Les sites de rencontres, les jeux de rôles en ligne, les Zombies Walk, le Cosplay, les réseaux sociaux, Pokémon Go… De nombreux rendez-vous sociaux ont été maquillés avec des pratiques ludiques, jusque dans le monde du travail avec les Serious Games. On appelle ce mécanisme la « gamification » (ou ludification en bon français).
Mais notre vie est-elle soluble dans le tout ludique ? Jusqu’où peuvent aller ces mécanismes et avec quelles conséquences ? Pour en parler, Rue89 Strasbourg et le Shadok organisent jeudi soir une conférence-rencontre avec Pascal Marquet, professeur à l’Université de Strasbourg en sciences de l’éducation, Benoit Reinier, youtubeur et journaliste spécialisé dans les jeux vidéo et Stéphane Becker, PDG de Method in the madness, entreprise spécialisée dans les serious games.
Rue89 Strasbourg : Pascal Marquet, vous êtes professeur à l’Université de Strasbourg, doyen de la faculté des sciences de l’éducation et vos travaux concernent les environnements numériques de travail (ENT) ainsi que les « environnements informatiques pour l’apprentissage humain » (EIAH). Qu’est-ce que la « gamification » ?
Pascal Marquet : La gamification est l’application des ressorts et moteurs ludiques dans un domaine autre que les jeux vidéos, par exemple en ce qui me concerne, l’apprentissage et la formation. On retrouve ainsi ce qu’on appelle des « serious games » qui sont des jeux ayant vocation à transmettre un savoir ou une série de connaissances.
Est-ce que ça marche ?
Alors oui, ça marche mais ce n’est guère étonnant. D’abord parce que les mécanismes ludiques existent depuis longtemps dans l’apprentissage. Un enseignant, même s’il le fait de manière automatique, va scénariser son cours, il va raconter une histoire avec des personnages et des situations. Il y a une quête. En revanche, il ne faut pas croire qu’utiliser les technologies des jeux vidéos résolvent tous les problèmes liés à la transmission. D’abord parce qu’on n’a toujours pas trouvé comment remplacer un enseignant efficacement, on peut mettre des écrans et des questionnaires mais la relation entre des êtres humains reste la plus efficace.

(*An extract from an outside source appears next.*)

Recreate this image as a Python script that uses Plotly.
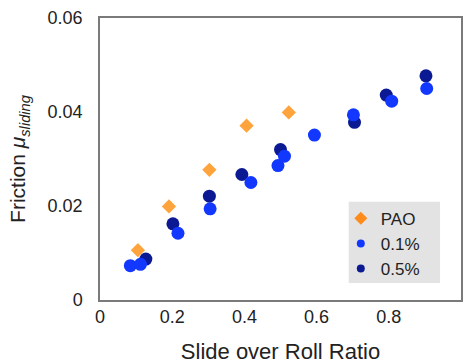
import plotly.graph_objects as go

# Friction vs slide-over-roll ratio for the base oil and two additive levels
pao_srr = [0.105, 0.191, 0.303, 0.406, 0.523]
pao_mu = [0.0106, 0.0199, 0.0277, 0.0371, 0.0399]

add01_srr = [0.084, 0.112, 0.216, 0.305, 0.418, 0.493, 0.511, 0.594, 0.702, 0.808, 0.905]
add01_mu = [0.0073, 0.0076, 0.0142, 0.0194, 0.0250, 0.0286, 0.0306, 0.0351, 0.0394, 0.0423, 0.0450]

add05_srr = [0.127, 0.202, 0.303, 0.393, 0.500, 0.705, 0.793, 0.903]
add05_mu = [0.0087, 0.0162, 0.0221, 0.0267, 0.0320, 0.0378, 0.0436, 0.0477]

x_ticks = [0, 0.2, 0.4, 0.6, 0.8, 1]
y_ticks = [0, 0.02, 0.04, 0.06]

ORANGE = "#ffa43c"
ORANGE_KEY = "#ff8c1a"
BLUE = "#1238ff"
NAVY = "#0b1a92"
FONT = "Liberation Sans, Arial, sans-serif"

fig = go.Figure()

# data markers (navy drawn first so the brighter blue sits on top)
fig.add_trace(go.Scatter(x=add05_srr, y=add05_mu, mode="markers", showlegend=False,
                         marker=dict(symbol="circle", size=13, color=NAVY)))
fig.add_trace(go.Scatter(x=add01_srr, y=add01_mu, mode="markers", showlegend=False,
                         marker=dict(symbol="circle", size=13, color=BLUE)))
fig.add_trace(go.Scatter(x=pao_srr, y=pao_mu, mode="markers", showlegend=False,
                         marker=dict(symbol="diamond", size=11, color=ORANGE)))

# legend keys with smaller symbols
fig.add_trace(go.Scatter(x=[None], y=[None], mode="markers", name="PAO",
                         marker=dict(symbol="diamond", size=10, color=ORANGE_KEY)))
fig.add_trace(go.Scatter(x=[None], y=[None], mode="markers", name="0.1%",
                         marker=dict(symbol="circle", size=8, color=BLUE)))
fig.add_trace(go.Scatter(x=[None], y=[None], mode="markers", name="0.5%",
                         marker=dict(symbol="circle", size=8, color=NAVY)))

# grey panel behind the legend
fig.add_shape(type="rect", xref="paper", yref="paper",
              x0=0.689, x1=0.942, y0=0.060, y1=0.348,
              fillcolor="#e3e3e3", line=dict(width=0), layer="below")

fig.update_layout(
    width=465, height=364,
    margin=dict(l=100, r=2, t=18, b=64),
    paper_bgcolor="white", plot_bgcolor="white",
    font=dict(family=FONT, color="#222222", size=18),
    legend=dict(x=0.667, y=0.352, xanchor="left", yanchor="top",
                bgcolor="rgba(0,0,0,0)", font=dict(size=17, color="#222222"),
                itemwidth=30, tracegroupgap=0,
                traceorder="normal"),
    xaxis=dict(range=[0, 1], tickvals=x_ticks, ticktext=[f"{v:g}" for v in x_ticks],
               showgrid=False, zeroline=False, showline=True, mirror=True,
               linecolor="#7a7a7a", linewidth=1.5, ticks="",
               tickfont=dict(size=18),
               title=dict(text="Slide over Roll Ratio", font=dict(size=22), standoff=19)),
    yaxis=dict(range=[0, 0.06], tickvals=y_ticks, ticktext=[f"{v:g}" for v in y_ticks],
               showgrid=False, zeroline=False, showline=True, mirror=True,
               linecolor="#7a7a7a", linewidth=1.5, ticks="",
               tickfont=dict(size=18), ticklabelstandoff=12,
               title=dict(text="Friction <i>μ</i><sub><i>sliding</i></sub>",
                          font=dict(size=21), standoff=16)),
)

fig.write_html("out.html")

« L’effet n’est jamais durable »
Ensuite, c’est vrai qu’on note une meilleure implication des apprenants lorsqu’ils sont invités à participer à un processus ludique. Mais cet effet n’est jamais durable. Et c’est même plus compliqué de garder quelqu’un dans la durée : sur le plan cognitif, l’effort de concentration demandé est plus intense.
Au final, on se rend compte que la gamification fonctionne mieux dans la formation des adultes que dans l’apprentissage initial. Les meilleurs résultats sont obtenus dans les simulations, lorsqu’on place l’apprenant dans une situation virtuelle qui ressemblera à son futur métier.
Quelles sont les limites de la gamification ?
J’ai peur que la gamification ne soit une nouvelle mode, bien pratique en termes marketing, mais guère significative au-delà. Il y a trois ans, dans l’apprentissage on ne parlait que des « moocs », ces formations en ligne à bas coûts. Et puis la gamification est très liée à l’essor du numérique, elle dépend des écrans et en sort rarement. Or l’apprentissage peut et doit parfois s’en affranchir. Tout ne peut pas être numérisable.
Par exemple dans le secteur bancaire, on peut « gamifier » une formation sur la relation avec les clients mais on aura du mal à le faire avec sur les conditions d’obtention d’un prêt. D’une manière générale, il faut se méfier de l’effet gadget, que la cosmétique ne vienne pas supplanter l’objectif du processus d’apprentissage.